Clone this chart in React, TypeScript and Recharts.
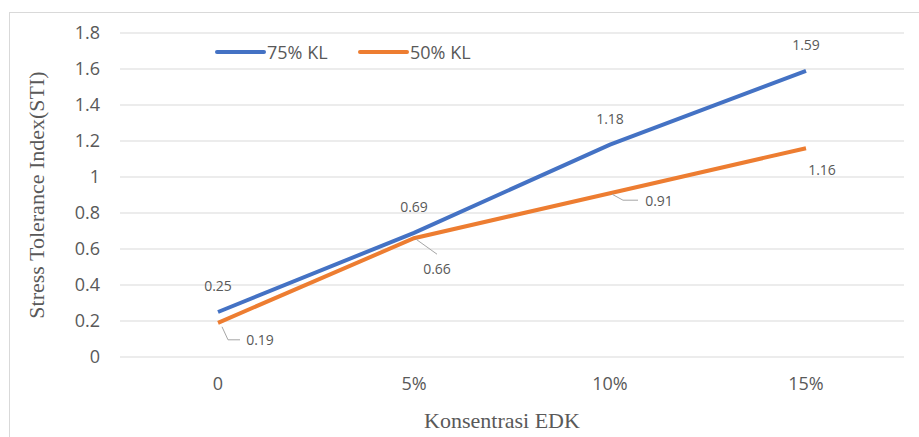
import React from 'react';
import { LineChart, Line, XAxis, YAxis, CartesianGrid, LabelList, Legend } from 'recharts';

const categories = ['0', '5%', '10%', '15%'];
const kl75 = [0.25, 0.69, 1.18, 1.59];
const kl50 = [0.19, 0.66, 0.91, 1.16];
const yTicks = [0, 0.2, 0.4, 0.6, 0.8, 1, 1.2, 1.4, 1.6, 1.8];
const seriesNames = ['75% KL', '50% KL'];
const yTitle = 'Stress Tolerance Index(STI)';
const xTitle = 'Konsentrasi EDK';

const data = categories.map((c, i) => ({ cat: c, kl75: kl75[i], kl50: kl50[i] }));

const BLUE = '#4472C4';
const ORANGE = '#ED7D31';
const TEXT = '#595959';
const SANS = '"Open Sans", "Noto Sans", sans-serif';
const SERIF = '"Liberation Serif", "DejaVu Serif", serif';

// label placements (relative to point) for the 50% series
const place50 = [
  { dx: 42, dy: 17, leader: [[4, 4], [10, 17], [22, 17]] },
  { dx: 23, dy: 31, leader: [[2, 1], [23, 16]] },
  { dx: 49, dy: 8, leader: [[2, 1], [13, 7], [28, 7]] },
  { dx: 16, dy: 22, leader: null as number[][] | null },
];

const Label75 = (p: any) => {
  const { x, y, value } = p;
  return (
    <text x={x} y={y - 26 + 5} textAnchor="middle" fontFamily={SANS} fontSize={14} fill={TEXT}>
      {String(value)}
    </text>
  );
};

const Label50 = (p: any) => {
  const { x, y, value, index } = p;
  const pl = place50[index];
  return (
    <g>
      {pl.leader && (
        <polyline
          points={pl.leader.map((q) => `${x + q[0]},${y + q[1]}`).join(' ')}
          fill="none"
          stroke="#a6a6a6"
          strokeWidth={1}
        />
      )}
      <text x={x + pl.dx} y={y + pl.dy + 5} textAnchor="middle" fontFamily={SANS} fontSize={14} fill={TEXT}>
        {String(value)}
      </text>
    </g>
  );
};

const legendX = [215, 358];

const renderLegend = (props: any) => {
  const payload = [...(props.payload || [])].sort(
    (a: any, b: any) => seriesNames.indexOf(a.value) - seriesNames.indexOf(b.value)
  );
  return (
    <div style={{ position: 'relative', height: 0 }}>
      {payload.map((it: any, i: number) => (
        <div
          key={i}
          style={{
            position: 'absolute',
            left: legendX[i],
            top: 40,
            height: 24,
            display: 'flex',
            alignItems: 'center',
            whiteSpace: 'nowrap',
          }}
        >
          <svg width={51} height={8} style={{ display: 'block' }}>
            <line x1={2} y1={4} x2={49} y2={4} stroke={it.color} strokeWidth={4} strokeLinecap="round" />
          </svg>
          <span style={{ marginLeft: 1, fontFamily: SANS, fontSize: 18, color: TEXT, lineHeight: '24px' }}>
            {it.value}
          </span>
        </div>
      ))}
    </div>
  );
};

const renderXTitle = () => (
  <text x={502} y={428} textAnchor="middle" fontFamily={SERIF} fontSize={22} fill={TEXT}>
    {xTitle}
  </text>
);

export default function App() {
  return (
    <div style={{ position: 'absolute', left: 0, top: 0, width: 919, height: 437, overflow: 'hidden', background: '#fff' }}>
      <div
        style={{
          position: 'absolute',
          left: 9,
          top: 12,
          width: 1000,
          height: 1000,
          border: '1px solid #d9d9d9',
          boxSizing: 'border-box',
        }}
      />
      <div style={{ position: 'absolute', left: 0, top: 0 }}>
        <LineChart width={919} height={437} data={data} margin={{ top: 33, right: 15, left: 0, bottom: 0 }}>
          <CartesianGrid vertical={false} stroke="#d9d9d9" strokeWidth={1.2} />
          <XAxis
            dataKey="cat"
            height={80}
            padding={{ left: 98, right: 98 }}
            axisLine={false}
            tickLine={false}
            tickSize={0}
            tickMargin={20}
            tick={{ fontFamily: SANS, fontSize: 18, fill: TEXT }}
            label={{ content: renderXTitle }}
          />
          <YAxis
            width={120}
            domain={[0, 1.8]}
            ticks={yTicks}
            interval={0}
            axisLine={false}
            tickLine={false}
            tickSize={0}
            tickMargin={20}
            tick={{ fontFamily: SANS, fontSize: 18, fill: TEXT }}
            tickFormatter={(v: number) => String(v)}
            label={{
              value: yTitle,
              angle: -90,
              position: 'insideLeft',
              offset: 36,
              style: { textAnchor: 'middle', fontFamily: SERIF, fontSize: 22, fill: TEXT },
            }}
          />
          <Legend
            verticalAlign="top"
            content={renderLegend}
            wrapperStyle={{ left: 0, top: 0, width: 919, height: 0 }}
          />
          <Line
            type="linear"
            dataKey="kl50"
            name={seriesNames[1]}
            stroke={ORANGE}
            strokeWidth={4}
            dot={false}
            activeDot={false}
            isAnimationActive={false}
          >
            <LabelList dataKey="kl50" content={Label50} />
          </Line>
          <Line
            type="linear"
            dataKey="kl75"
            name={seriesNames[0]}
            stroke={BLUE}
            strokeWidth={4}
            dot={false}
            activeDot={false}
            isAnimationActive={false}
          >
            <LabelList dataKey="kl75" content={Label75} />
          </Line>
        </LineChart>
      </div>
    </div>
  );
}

________________________________________

Reproduce the material above in full, exactly, with no images.

Clone this chart in React, TypeScript and Recharts.
import React from 'react';
import { LineChart, Line, XAxis, YAxis, CartesianGrid, LabelList, Legend } from 'recharts';

const categories = ['0', '5%', '10%', '15%'];
const kl75 = [0.25, 0.69, 1.18, 1.59];
const kl50 = [0.19, 0.66, 0.91, 1.16];
const yTicks = [0, 0.2, 0.4, 0.6, 0.8, 1, 1.2, 1.4, 1.6, 1.8];
const seriesNames = ['75% KL', '50% KL'];
const yTitle = 'Stress Tolerance Index(STI)';
const xTitle = 'Konsentrasi EDK';

const data = categories.map((c, i) => ({ cat: c, kl75: kl75[i], kl50: kl50[i] }));

const BLUE = '#4472C4';
const ORANGE = '#ED7D31';
const TEXT = '#595959';
const SANS = '"Open Sans", "Noto Sans", sans-serif';
const SERIF = '"Liberation Serif", "DejaVu Serif", serif';

// label placements (relative to point) for the 50% series
const place50 = [
  { dx: 42, dy: 17, leader: [[4, 4], [10, 17], [22, 17]] },
  { dx: 23, dy: 31, leader: [[2, 1], [23, 16]] },
  { dx: 49, dy: 8, leader: [[2, 1], [13, 7], [28, 7]] },
  { dx: 16, dy: 22, leader: null as number[][] | null },
];

const Label75 = (p: any) => {
  const { x, y, value } = p;
  return (
    <text x={x} y={y - 26 + 5} textAnchor="middle" fontFamily={SANS} fontSize={14} fill={TEXT}>
      {String(value)}
    </text>
  );
};

const Label50 = (p: any) => {
  const { x, y, value, index } = p;
  const pl = place50[index];
  return (
    <g>
      {pl.leader && (
        <polyline
          points={pl.leader.map((q) => `${x + q[0]},${y + q[1]}`).join(' ')}
          fill="none"
          stroke="#a6a6a6"
          strokeWidth={1}
        />
      )}
      <text x={x + pl.dx} y={y + pl.dy + 5} textAnchor="middle" fontFamily={SANS} fontSize={14} fill={TEXT}>
        {String(value)}
      </text>
    </g>
  );
};

const legendX = [215, 358];

const renderLegend = (props: any) => {
  const payload = [...(props.payload || [])].sort(
    (a: any, b: any) => seriesNames.indexOf(a.value) - seriesNames.indexOf(b.value)
  );
  return (
    <div style={{ position: 'relative', height: 0 }}>
      {payload.map((it: any, i: number) => (
        <div
          key={i}
          style={{
            position: 'absolute',
            left: legendX[i],
            top: 40,
            height: 24,
            display: 'flex',
            alignItems: 'center',
            whiteSpace: 'nowrap',
          }}
        >
          <svg width={51} height={8} style={{ display: 'block' }}>
            <line x1={2} y1={4} x2={49} y2={4} stroke={it.color} strokeWidth={4} strokeLinecap="round" />
          </svg>
          <span style={{ marginLeft: 1, fontFamily: SANS, fontSize: 18, color: TEXT, lineHeight: '24px' }}>
            {it.value}
          </span>
        </div>
      ))}
    </div>
  );
};

const renderXTitle = () => (
  <text x={502} y={428} textAnchor="middle" fontFamily={SERIF} fontSize={22} fill={TEXT}>
    {xTitle}
  </text>
);

export default function App() {
  return (
    <div style={{ position: 'absolute', left: 0, top: 0, width: 919, height: 437, overflow: 'hidden', background: '#fff' }}>
      <div
        style={{
          position: 'absolute',
          left: 9,
          top: 12,
          width: 1000,
          height: 1000,
          border: '1px solid #d9d9d9',
          boxSizing: 'border-box',
        }}
      />
      <div style={{ position: 'absolute', left: 0, top: 0 }}>
        <LineChart width={919} height={437} data={data} margin={{ top: 33, right: 15, left: 0, bottom: 0 }}>
          <CartesianGrid vertical={false} stroke="#d9d9d9" strokeWidth={1.2} />
          <XAxis
            dataKey="cat"
            height={80}
            padding={{ left: 98, right: 98 }}
            axisLine={false}
            tickLine={false}
            tickSize={0}
            tickMargin={20}
            tick={{ fontFamily: SANS, fontSize: 18, fill: TEXT }}
            label={{ content: renderXTitle }}
          />
          <YAxis
            width={120}
            domain={[0, 1.8]}
            ticks={yTicks}
            interval={0}
            axisLine={false}
            tickLine={false}
            tickSize={0}
            tickMargin={20}
            tick={{ fontFamily: SANS, fontSize: 18, fill: TEXT }}
            tickFormatter={(v: number) => String(v)}
            label={{
              value: yTitle,
              angle: -90,
              position: 'insideLeft',
              offset: 36,
              style: { textAnchor: 'middle', fontFamily: SERIF, fontSize: 22, fill: TEXT },
            }}
          />
          <Legend
            verticalAlign="top"
            content={renderLegend}
            wrapperStyle={{ left: 0, top: 0, width: 919, height: 0 }}
          />
          <Line
            type="linear"
            dataKey="kl50"
            name={seriesNames[1]}
            stroke={ORANGE}
            strokeWidth={4}
            dot={false}
            activeDot={false}
            isAnimationActive={false}
          >
            <LabelList dataKey="kl50" content={Label50} />
          </Line>
          <Line
            type="linear"
            dataKey="kl75"
            name={seriesNames[0]}
            stroke={BLUE}
            strokeWidth={4}
            dot={false}
            activeDot={false}
            isAnimationActive={false}
          >
            <LabelList dataKey="kl75" content={Label75} />
          </Line>
        </LineChart>
      </div>
    </div>
  );
}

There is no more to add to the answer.